Oblomov, hepimizin içindeki bir
yanılsama değil mi?
Hayatın bazı dönemlerinde ya da
özellikle yeni başlangıçlarda verdiğimiz cevaplar onunkiyle benzemiyor mu?
Okurken bazen sen de onu haklı
bulmadın mı?
Kendine dair şeyler bulduysan,
panik yapma. Büyük olasılıkla okuyan çoğu insan, “pes artık” dese de, içinde
bir yerde “aslında haksız da sayılmaz” diyebiliyor.
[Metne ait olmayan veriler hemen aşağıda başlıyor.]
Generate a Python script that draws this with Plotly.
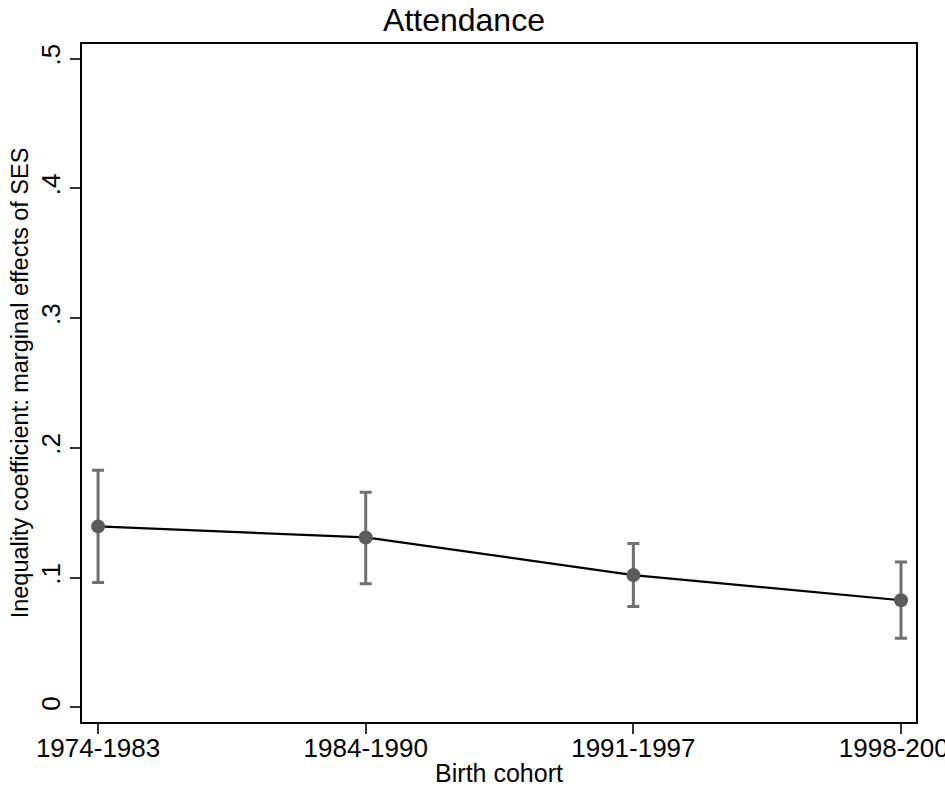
import plotly.graph_objects as go

cohorts = ["1974-1983", "1984-1990", "1991-1997", "1998-2004"]
coef = [0.1395, 0.131, 0.102, 0.0826]
ci_upper = [0.1828, 0.1659, 0.1264, 0.112]
ci_lower = [0.0962, 0.0954, 0.0777, 0.0533]

y_tickvals = [0, 0.1, 0.2, 0.3, 0.4, 0.5]
y_ticktext = ["0", ".1", ".2", ".3", ".4", ".5"]

err_plus = [u - c for u, c in zip(ci_upper, coef)]
err_minus = [c - l for c, l in zip(coef, ci_lower)]

FONT = "Liberation Sans, Arial, Helvetica, sans-serif"

fig = go.Figure()
fig.add_trace(go.Scatter(
    x=cohorts, y=coef,
    mode="lines+markers",
    line=dict(color="black", width=2.2),
    marker=dict(color="#5c5c5c", size=14),
    error_y=dict(type="data", symmetric=False, array=err_plus, arrayminus=err_minus,
                 color="#707070", thickness=3, width=6),
    showlegend=False,
))

fig.update_layout(
    width=945, height=788,
    margin=dict(l=82, r=29, t=44, b=66),
    paper_bgcolor="white", plot_bgcolor="white",
    font=dict(family=FONT, size=26, color="black"),
    title=dict(text="Attendance", x=0.491, xanchor="center", y=0.975, yanchor="middle",
               font=dict(size=32, color="black", family=FONT), automargin=False),
)
fig.update_xaxes(
    type="category", range=[-0.06, 3.056], automargin=False,
    showgrid=False, zeroline=False,
    showline=True, mirror=True, linecolor="black", linewidth=2,
    ticks="outside", ticklen=10, tickwidth=1.5, tickcolor="#333333",
    tickfont=dict(size=26, color="black"), ticklabelstandoff=-8,
    title=dict(text="Birth cohort", font=dict(size=25, color="black"), standoff=2),
)
fig.update_yaxes(
    range=[-0.0112, 0.5112], automargin=False,
    tickvals=y_tickvals, ticktext=y_ticktext, tickangle=-90,
    showgrid=False, zeroline=False,
    showline=True, mirror=True, linecolor="black", linewidth=2,
    ticks="outside", ticklen=10, tickwidth=1.5, tickcolor="#333333",
    tickfont=dict(size=26, color="black"),
    title=dict(text="Inequality coefficient: marginal effects of SES",
               font=dict(size=23.5, color="black"), standoff=0),
)

fig.write_html("out.html")
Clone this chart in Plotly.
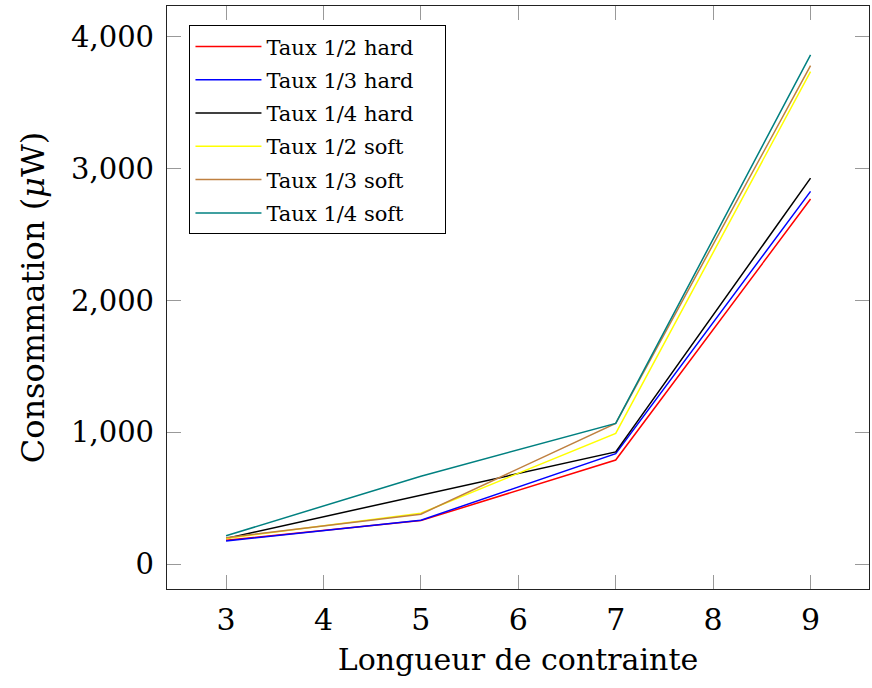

Kendi kurduğumuz — ya da daha
kötüsü, bir başkasının bizim için kurduğu — bu oyun dünyasında birkaç kişilikle
yaşıyoruz.
Toplum ne düşünüyor? Normal olan
ne?
Bu iki soru arasında gidip
geliyoruz.
Sonuçta geçmişte “anormal”
sayılan şeylerin bugün popülerleştiğini görüyoruz.
Normalleşme mi bu? Yoksa
hissizleşme mi?
Her gün bir şeylere maruz kalmak
bizi gerçekten duyarsızlaştırıyor mu?
Mücadele etmediğimiz şeyler için
daha yolun başında hissettiğimiz yorgunluk, bir tür pes etmişlik değil mi
aslında?
Belki de hissizleşmek, verilmeyen
tepkilerde, yazılmayan cümlelerde saklıdır.
Normalleştirmek, sorgulamadan
kabul etmek midir?
Olması gerekenin bu olduğuna
gerçekten inandın mı, yoksa hiç düşünmeden kendi fikrinmiş gibi mi benimsedin?
Oblomovculuk,
herkesin kendi yaşam çevresine göre değişen bir yerde duruyor da, biz mi
göremiyoruz?
Planlarda mı gizli?
Yoksa tam da gözümüzün önünde,
ulu orta mı duruyor?
Bazen gelen o uyuşukluk hissi…
Bizi durup düşünmeye, ara vermeye
mi itiyor,
yoksa hiç yaşamadığımız bir
hayatı kendi elimizle itip, tekrar eden bahanelerin arkasına mı saklanıyoruz?
Oblomovka, belki de yaşanamadan
tasvir edilen bir hayatın sembolüydü.
Gerçekten yaşamak istiyor muydu?
Yoksa her şeyde olduğu gibi,
orada da bir karar sahibi olmak istememiş miydi?
Bekledi.
Çünkü bekleyen şeylerin bile bir
cevabı vardır hayattan.
İnsanız, ve yaşam süremiz
kısıtlı.
Ama bu bilgiyle herkes gerçekten
istediği gibi yaşama özgürlüğüne sahip mi?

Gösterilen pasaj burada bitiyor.